__GIVEN INFORMATION__
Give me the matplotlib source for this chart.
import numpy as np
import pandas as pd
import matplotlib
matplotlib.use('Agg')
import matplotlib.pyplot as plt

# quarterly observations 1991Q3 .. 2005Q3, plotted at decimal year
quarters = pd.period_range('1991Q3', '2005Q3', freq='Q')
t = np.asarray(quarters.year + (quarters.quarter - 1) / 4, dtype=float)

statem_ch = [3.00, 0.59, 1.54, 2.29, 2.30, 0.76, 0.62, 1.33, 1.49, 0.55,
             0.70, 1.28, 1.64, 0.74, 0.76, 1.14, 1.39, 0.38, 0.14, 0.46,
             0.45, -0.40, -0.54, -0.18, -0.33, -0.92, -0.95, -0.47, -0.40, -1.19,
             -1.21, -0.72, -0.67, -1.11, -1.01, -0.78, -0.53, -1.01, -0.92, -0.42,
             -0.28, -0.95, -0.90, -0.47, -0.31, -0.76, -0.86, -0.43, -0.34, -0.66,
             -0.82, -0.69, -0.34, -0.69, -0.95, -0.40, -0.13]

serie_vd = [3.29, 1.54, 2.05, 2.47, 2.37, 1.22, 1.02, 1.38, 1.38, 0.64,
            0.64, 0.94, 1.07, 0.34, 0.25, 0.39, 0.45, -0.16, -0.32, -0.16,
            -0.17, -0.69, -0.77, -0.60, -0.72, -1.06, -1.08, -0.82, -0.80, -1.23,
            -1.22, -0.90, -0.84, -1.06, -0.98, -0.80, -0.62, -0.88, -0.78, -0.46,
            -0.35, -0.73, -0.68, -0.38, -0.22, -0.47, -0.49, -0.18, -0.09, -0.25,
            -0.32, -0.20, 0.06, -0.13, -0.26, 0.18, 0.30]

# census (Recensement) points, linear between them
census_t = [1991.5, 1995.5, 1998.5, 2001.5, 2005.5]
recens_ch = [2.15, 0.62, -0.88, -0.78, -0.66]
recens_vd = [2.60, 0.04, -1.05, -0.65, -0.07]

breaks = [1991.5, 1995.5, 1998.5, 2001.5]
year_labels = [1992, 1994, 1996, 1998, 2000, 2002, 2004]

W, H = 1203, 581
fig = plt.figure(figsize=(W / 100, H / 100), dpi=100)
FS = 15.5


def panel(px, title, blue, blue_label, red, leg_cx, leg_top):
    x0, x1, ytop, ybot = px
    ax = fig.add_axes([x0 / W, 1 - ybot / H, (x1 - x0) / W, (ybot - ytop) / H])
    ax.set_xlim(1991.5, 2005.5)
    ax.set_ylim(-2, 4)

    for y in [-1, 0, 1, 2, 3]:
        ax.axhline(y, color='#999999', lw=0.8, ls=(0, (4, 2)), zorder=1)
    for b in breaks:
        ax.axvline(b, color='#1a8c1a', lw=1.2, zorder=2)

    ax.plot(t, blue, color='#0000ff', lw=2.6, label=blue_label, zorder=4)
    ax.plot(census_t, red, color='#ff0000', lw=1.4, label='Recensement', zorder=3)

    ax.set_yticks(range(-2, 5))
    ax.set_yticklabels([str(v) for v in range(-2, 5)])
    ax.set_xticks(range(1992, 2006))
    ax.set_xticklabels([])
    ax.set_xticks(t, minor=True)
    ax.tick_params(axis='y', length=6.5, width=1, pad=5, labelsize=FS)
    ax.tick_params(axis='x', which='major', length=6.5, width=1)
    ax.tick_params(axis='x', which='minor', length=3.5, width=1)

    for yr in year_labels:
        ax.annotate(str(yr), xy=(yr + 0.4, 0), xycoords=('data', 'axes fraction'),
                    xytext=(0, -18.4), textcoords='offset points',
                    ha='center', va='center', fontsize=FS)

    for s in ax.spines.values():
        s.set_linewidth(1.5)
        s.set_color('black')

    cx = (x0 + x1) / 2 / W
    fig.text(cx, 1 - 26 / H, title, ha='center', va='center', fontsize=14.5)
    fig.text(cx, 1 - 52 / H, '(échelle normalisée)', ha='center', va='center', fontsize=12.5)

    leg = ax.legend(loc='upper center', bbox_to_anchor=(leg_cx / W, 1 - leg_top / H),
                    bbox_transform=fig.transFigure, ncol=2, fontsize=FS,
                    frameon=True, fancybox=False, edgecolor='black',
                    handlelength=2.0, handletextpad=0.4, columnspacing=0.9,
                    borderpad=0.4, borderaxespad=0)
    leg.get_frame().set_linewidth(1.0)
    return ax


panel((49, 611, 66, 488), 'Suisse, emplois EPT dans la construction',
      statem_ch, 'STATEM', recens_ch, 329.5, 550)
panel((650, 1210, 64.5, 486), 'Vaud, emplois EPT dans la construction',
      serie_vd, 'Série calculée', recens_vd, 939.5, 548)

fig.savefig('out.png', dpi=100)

--

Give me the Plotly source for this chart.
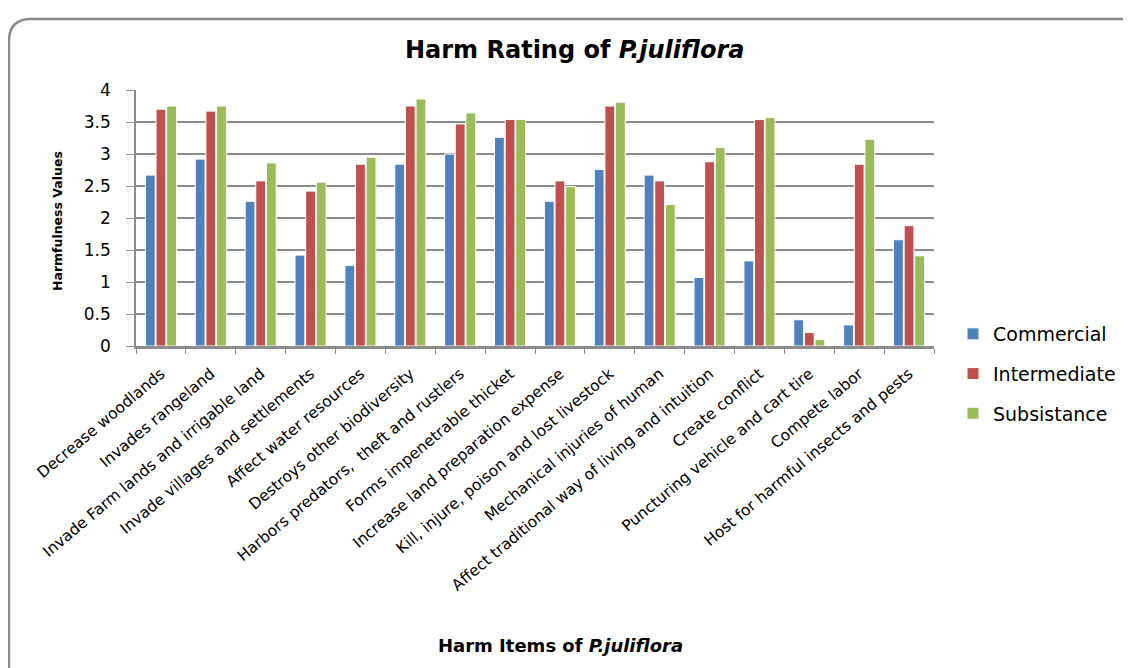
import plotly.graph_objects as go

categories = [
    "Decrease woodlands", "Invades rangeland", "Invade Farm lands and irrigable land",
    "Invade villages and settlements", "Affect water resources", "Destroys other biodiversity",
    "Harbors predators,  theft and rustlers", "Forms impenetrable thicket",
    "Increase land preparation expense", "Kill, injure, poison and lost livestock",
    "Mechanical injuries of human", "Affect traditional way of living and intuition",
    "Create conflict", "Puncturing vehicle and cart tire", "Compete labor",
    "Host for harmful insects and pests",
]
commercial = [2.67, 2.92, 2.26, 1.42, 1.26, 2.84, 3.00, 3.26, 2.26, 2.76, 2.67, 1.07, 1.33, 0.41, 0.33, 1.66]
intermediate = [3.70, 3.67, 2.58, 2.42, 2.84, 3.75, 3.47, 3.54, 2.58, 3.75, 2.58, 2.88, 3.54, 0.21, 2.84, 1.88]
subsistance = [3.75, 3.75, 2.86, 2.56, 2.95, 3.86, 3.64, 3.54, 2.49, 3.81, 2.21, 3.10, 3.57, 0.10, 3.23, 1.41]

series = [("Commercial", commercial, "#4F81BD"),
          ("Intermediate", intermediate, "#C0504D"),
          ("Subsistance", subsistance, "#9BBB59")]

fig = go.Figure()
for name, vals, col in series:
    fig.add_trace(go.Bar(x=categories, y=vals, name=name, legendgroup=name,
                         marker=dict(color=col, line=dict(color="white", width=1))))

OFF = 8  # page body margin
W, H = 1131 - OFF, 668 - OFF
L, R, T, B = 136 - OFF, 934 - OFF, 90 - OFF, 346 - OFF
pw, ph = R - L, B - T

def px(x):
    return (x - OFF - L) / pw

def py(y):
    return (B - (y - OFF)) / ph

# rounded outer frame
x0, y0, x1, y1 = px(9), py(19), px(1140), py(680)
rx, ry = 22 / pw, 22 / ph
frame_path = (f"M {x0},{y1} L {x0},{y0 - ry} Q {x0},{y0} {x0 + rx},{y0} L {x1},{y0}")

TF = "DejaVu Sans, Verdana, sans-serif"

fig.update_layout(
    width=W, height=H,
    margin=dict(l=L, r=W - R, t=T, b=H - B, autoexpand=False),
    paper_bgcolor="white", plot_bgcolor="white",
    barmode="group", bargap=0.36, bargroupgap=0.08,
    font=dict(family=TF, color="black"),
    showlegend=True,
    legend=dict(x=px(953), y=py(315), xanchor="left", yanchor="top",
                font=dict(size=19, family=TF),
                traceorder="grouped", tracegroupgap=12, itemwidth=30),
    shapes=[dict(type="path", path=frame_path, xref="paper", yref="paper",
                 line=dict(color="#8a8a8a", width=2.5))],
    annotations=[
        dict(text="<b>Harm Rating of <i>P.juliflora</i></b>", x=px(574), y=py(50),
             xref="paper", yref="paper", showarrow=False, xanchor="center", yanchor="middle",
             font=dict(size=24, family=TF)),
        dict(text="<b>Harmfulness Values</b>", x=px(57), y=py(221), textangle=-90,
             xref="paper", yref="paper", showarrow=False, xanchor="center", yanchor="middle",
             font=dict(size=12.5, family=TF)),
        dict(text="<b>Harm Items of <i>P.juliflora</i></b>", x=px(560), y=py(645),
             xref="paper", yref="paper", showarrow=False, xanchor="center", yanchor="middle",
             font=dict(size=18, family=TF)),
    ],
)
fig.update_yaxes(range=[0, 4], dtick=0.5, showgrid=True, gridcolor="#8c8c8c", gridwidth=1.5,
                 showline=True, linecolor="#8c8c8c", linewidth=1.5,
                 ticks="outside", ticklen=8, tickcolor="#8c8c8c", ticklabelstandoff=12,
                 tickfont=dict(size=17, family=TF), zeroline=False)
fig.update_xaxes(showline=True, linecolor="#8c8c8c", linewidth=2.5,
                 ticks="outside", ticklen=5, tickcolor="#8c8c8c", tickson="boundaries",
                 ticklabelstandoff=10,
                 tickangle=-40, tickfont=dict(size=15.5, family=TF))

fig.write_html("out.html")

__AIM__
Copy the listing above exactly, but only from the line with "Give me the Plotly source for this chart." through the line with "import plotly.graph_objects as go", including those two lines and excluding any picture.

__SOLVED PROBLEM__
Give me the Plotly source for this chart.
import plotly.graph_objects as go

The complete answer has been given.